Laurent-Frédéric Bollée et Federico Nardo nous font découvrir un héros parfait : marin intrépide, scientifique accompli, capitaine apprécié aussi bien par ses hommes que par sa hiérarchie et martyr de la science.
L’histoire est presque trop belle : ce fils d’un valet de ferme élevé loin de la mer s’engage comme mousse, puis monte par le rang. L.-F. Bollée est un scénariste accompli. Ne lui doit-pas les extraordinaires Terra Australis et La Bombe, des pavés historiques, mais aussi, plus commerciaux, un album de XIII ou la récente reprise de Bruno Brasil ?

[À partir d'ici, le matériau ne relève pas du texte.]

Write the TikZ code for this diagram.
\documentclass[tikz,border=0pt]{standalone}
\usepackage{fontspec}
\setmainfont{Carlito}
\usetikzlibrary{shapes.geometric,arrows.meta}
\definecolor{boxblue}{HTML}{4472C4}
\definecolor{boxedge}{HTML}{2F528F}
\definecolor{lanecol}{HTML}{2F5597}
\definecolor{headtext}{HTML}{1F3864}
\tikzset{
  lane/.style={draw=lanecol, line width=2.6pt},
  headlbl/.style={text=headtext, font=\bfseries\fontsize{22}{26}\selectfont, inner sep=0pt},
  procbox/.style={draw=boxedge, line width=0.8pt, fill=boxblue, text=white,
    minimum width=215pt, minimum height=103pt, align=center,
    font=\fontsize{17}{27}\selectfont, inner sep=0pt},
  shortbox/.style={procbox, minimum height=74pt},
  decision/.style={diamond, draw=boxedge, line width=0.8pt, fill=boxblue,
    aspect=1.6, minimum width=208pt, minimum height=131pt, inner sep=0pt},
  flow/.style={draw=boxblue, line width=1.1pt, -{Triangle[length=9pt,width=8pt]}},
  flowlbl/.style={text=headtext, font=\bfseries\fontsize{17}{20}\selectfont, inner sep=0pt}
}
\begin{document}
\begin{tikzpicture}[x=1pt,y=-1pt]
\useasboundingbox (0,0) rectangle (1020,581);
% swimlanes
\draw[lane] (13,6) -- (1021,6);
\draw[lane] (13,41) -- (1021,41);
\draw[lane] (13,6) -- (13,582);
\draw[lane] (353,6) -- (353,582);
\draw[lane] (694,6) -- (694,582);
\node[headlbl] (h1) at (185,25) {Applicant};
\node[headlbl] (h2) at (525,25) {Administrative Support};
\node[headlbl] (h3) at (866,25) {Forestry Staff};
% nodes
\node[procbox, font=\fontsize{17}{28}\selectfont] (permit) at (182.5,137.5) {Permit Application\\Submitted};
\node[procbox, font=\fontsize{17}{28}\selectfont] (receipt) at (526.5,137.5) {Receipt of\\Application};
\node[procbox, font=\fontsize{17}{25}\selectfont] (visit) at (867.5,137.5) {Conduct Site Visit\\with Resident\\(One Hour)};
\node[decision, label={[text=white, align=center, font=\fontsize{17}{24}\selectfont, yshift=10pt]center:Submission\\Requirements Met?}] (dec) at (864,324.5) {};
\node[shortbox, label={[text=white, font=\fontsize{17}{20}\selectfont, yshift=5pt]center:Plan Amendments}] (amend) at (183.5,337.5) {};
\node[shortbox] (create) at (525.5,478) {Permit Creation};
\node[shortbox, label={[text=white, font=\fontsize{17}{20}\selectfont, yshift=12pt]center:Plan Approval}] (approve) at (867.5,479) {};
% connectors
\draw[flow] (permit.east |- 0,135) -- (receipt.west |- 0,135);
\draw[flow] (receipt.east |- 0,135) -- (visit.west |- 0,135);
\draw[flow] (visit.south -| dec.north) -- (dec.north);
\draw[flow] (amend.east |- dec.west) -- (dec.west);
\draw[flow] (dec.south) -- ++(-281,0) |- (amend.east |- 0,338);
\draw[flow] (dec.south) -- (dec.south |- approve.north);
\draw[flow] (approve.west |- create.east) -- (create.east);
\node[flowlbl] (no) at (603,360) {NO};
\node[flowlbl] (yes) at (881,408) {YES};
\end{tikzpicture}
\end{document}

Bollée évite l’hagiographie et maintient un certain suspense. Il joue astucieusement avec les époques, débute par ce que l’on pressent être sa fin, avant de remonter le temps. Cook ne se contente pas, comme la génération des Magellan et Christophe Colomb de découvrir, il étudie. Il se forme à la cartographie. L’océan Pacifique est une terra incognita, il dessinera ses propres cartes ! Si Bollée nous conte l’émerveillement des scientifiques européens, il n’oublie pas les « sauvages ». Notre héros ne s’interdit pas de les rudoyer en cas d’agressions, avant de prendre possession de leurs îles au nom de la couronne britannique. Certes, pressé, il ne fait que passer, les colons ne débarqueront que plus tard.
Le dessin de Federico Nardo est conforme au standard des séries réalistes contemporaines, un travail soigné, mais rapide. Beaucoup de visages en gros plans, souvent souriants, et peu de décors. Le travail de documentation est manifeste sur les tenues et les accessoires. Quelques pages sortent du lot : des atmosphères nocturnes, une séquence dans le brouillard anglais et deux impressionnants tirs de fusil. Curieusement pour une monographie de marin, il ne propose que peu de scènes de navigation et aucune tempête, mais des vues de Londres et des îles du Pacifique. Cook explore pour apprendre et comprendre. Il arpente, mesure et dessine. Ce gars est sérieux. Il embarque pour un voyage de trois ans ! Plus du tiers de son équipage y laisse la vie, succombant à la malaria, la fatigue ou la noyade. L’exploration est plus dangereuse que la guerre, dure époque.